Building a Focal Point
There are lots of specific items and designs that can be used as focal points and choosing something is largely down to personal taste. Size plays a crucial role in drawing the eye but so does colour and shape. There are a number of ideas to explore such as;
Fireplaces – A fireplace is the traditional focal point for living rooms as it creates a sense of warmth, even when unlit. Built in modern faux fireplaces can look incredible in the right setting whilst traditional brick or inglenook fireplaces create a traditional focal point.
Furniture – Large furniture draws the eye particularly bureaus, curio cabinets and sofas or chairs. Placing them in the centre of a wall means that they split the wall into three – which triggers visual centres in the brain.
Art – art works particularly well above a mantelpiece, over a bed or in a prominent position above furniture. A single large painting can speak volumes about a person and a place. Position your art at eye level or slightly above eye level for the best effect.
Antiques – in much the same way as art, an antique in a prominent position will draw the eye
Mirrors – Mirrors act as an unusual focal point as they open up a room. The eye will be drawn to a large mirror and then will soak in the feel of the entire room.

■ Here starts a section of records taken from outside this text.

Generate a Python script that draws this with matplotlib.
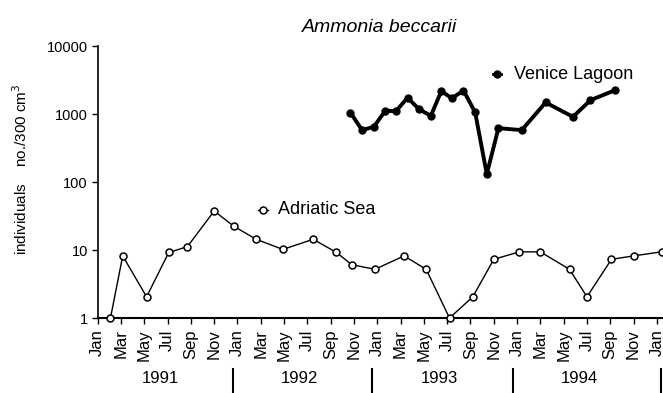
import matplotlib.pyplot as plt

plt.rcParams['font.family'] = ['Liberation Sans', 'DejaVu Sans']

# months counted from Jan 1991 (0 = Jan 1991)
adriatic_month = [1.1, 2.15, 4.2, 6.1, 7.7, 10.0, 11.7, 13.6, 15.9, 18.5, 20.5, 21.8,
                  23.8, 26.3, 28.2, 30.2, 32.2, 34.0, 36.2, 38.0, 40.5, 42.0, 44.1, 46.0, 48.4]
adriatic_count = [1, 8.2, 2.05, 9.2, 11.2, 37.5, 22.3, 14.4, 10.2, 14.4, 9.2, 6.1,
                  5.2, 8.2, 5.2, 1, 2.05, 7.3, 9.4, 9.4, 5.2, 2.05, 7.3, 8.2, 9.4]

venice_month = [21.7, 22.7, 23.7, 24.7, 25.6, 26.6, 27.6, 28.6, 29.5, 30.4, 31.4, 32.4,
                33.4, 34.4, 36.4, 38.45, 40.8, 42.3, 44.4]
venice_count = [1045, 580, 650, 1120, 1100, 1740, 1170, 945, 2180, 1700, 2220, 1060,
                131, 620, 580, 1480, 910, 1600, 2240]

month_names = ['Jan', 'Mar', 'May', 'Jul', 'Sep', 'Nov']
years = ['1991', '1992', '1993', '1994']

fig = plt.figure(figsize=(6.63, 3.93), dpi=100)
ax = fig.add_axes([0.1473, 0.1908, 0.8505, 0.692])

venice_style = dict(color='black', lw=2.8, marker='o', ms=5, mfc='black', mec='black')
adriatic_style = dict(color='black', lw=1.0, marker='o', ms=5, mfc='white', mec='black',
                      mew=1.1)

ax.plot(venice_month, venice_count, zorder=3, **venice_style)
ax.plot(adriatic_month, adriatic_count, zorder=3, clip_on=False, **adriatic_style)

ax.set_yscale('log')
ax.set_ylim(1, 10000)
ax.set_xlim(0, 48.4)
ax.set_yticks([1, 10, 100, 1000, 10000])
ax.set_yticklabels(['1', '10', '100', '1000', '10000'])
ax.minorticks_off()

ticks = list(range(0, 49, 2))
ax.set_xticks(ticks)
ax.set_xticklabels([month_names[(t % 12) // 2] for t in ticks], rotation=90)
ax.tick_params(axis='x', direction='out', length=4, width=1, labelsize=12, pad=4)
ax.tick_params(axis='y', direction='out', length=4, width=1, labelsize=10.5, pad=3)

for side in ['top', 'right']:
    ax.spines[side].set_visible(False)
ax.spines['left'].set_linewidth(1.2)
ax.spines['bottom'].set_linewidth(1.5)

ax.set_title('Ammonia beccarii', fontstyle='italic', fontsize=14, pad=10)
ax.set_ylabel('individuals    no./300 cm$^3$', fontsize=11)
ax.yaxis.set_label_coords(-0.12, 0.548)

# series labels, each with a short sample of its line
ax.plot([33.95, 34.3, 34.65], [3880] * 3, markevery=[1],
        **dict(venice_style, lw=2.0))
ax.text(35.75, 3880, 'Venice Lagoon', va='center', fontsize=13)
ax.plot([13.8, 14.2, 14.6], [39] * 3, markevery=[1], **adriatic_style)
ax.text(15.5, 39, 'Adriatic Sea', va='center', fontsize=13)

# year labels and separators under the month labels
tr = ax.get_xaxis_transform()
for i, yr in enumerate(years):
    ax.text(12 * i + 5.35, -0.224, yr, transform=tr, ha='center', va='center', fontsize=12)
for xs in [11.6, 23.55, 35.65, 48.35]:
    ax.plot([xs, xs], [-0.1875, -0.28], transform=tr, color='black', lw=1.5,
            clip_on=False)

plt.savefig('out.png', dpi=100)
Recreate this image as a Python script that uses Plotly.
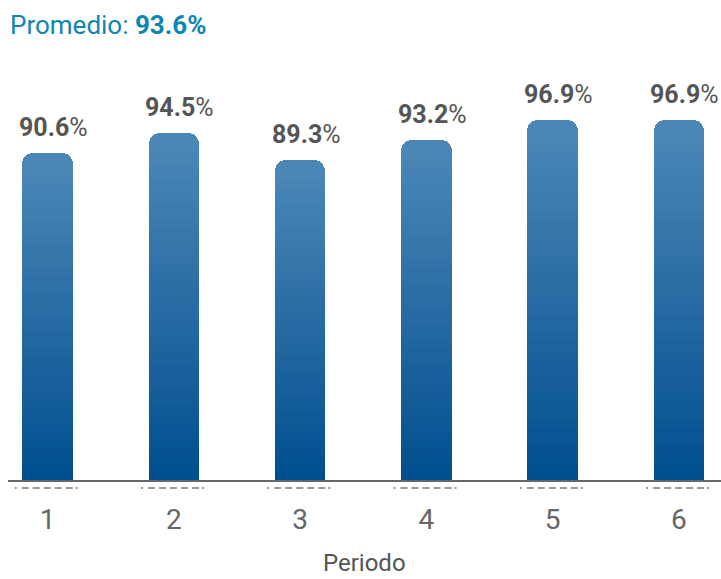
import plotly.graph_objects as go

periods = ["1", "2", "3", "4", "5", "6"]
values = [90.6, 94.5, 89.3, 93.2, 96.9, 96.9]
average = 93.6

Y0 = 28.7            # axis floor (bars start here)
TOP = (74, 134, 182)   # light steel blue at the bar top
BOTTOM = (1, 79, 143)  # dark blue at the bar bottom
N = 40

x = list(range(len(periods)))
fig = go.Figure()

# full bar with rounded top in the top colour
fig.add_trace(go.Bar(
    x=x, y=[v - Y0 for v in values], base=[Y0] * len(values),
    width=0.40, marker=dict(color="rgb(%d,%d,%d)" % TOP, cornerradius=11, line=dict(width=0)),
    hoverinfo="skip",
))

# gradient slices under the rounded cap
for k in range(N):
    t = k / (N - 1)
    col = tuple(round(BOTTOM[j] + (TOP[j] - BOTTOM[j]) * t) for j in range(3))
    span = [(v - 2.5 - Y0) for v in values]
    bases = [Y0 + s * k / N for s in span]
    heights = [s / N * 1.3 for s in span]
    fig.add_trace(go.Bar(
        x=x, y=heights, base=bases, width=0.40,
        marker=dict(color="rgb(%d,%d,%d)" % col, line=dict(width=0)),
        hoverinfo="skip",
    ))

annotations = []
for i, v in enumerate(values):
    annotations.append(dict(
        x=i, y=v, xref="x", yref="y", text="<b>%.1f</b>%%" % v,
        showarrow=False, yanchor="bottom", yshift=9, xshift=6,
        font=dict(family="Roboto", size=25, color="#555555"),
    ))

annotations.append(dict(
    x=0, y=1.0, xref="paper", yref="paper", xanchor="left", yanchor="middle",
    yshift=35, xshift=0,
    text="Promedio: <b>%.1f%%</b>" % average, showarrow=False,
    font=dict(family="Roboto", size=26, color="#0d86b2"),
))
annotations.append(dict(
    x=0.5, y=0, xref="paper", yref="paper", yanchor="middle", yshift=-83,
    text="Periodo", showarrow=False,
    font=dict(family="Roboto", size=24, color="#555555"),
))

shapes = []
for i in x:
    shapes.append(dict(
        type="line", xref="x", yref="paper", x0=i - 0.26, x1=i + 0.26,
        y0=-0.019, y1=-0.019,
        line=dict(color="#9a9a9a", width=2,
                  dash="2px,5px,7px,4px,7px,4px,7px,4px,7px,4px,7px,3px,2px,20px"),
    ))

fig.update_layout(
    width=721, height=579,
    margin=dict(l=8, r=0, t=60, b=99),
    paper_bgcolor="white", plot_bgcolor="white",
    barmode="overlay", bargap=0,
    showlegend=False,
    annotations=annotations,
    shapes=shapes,
    xaxis=dict(
        range=[-0.313, 5.333], tickvals=x, ticktext=periods,
        showgrid=False, zeroline=False,
        showline=True, linecolor="#666666", linewidth=2,
        ticks="outside", ticklen=13, tickcolor="rgba(0,0,0,0)",
        tickfont=dict(family="Roboto", size=28, color="#666666"),
        fixedrange=True,
    ),
    yaxis=dict(
        range=[Y0, Y0 + 421 / 5.29], visible=False, fixedrange=True,
    ),
)

fig.write_html("out.html", config={"displayModeBar": False},
               post_script="document.body.style.margin='0px';")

Textures – a focal point doesn’t have to be a single item it can be a single wall or area of the room. One off-colour wall or textured brick work wall will instantly create a focal point for a room. Wallpaper or textured plaster can work equally well here.
Architecture – unusual shapes capture the eye and you can build around unusual brickwork or shapes in a room to create a focal point architecturally rather than through objects. This is particularly useful where stairs or other intrusions into a room change the shape.
Designing around the focal point
Once you have a focal point it’s important to build outwards from it. All objects accompanying the focal point should be smaller and less eye catching so that the main focus always remains. We like to compliment focal points either minimally, with a select few pieces, or with one or two moderately large pieces that blend to create one seamless focal design image.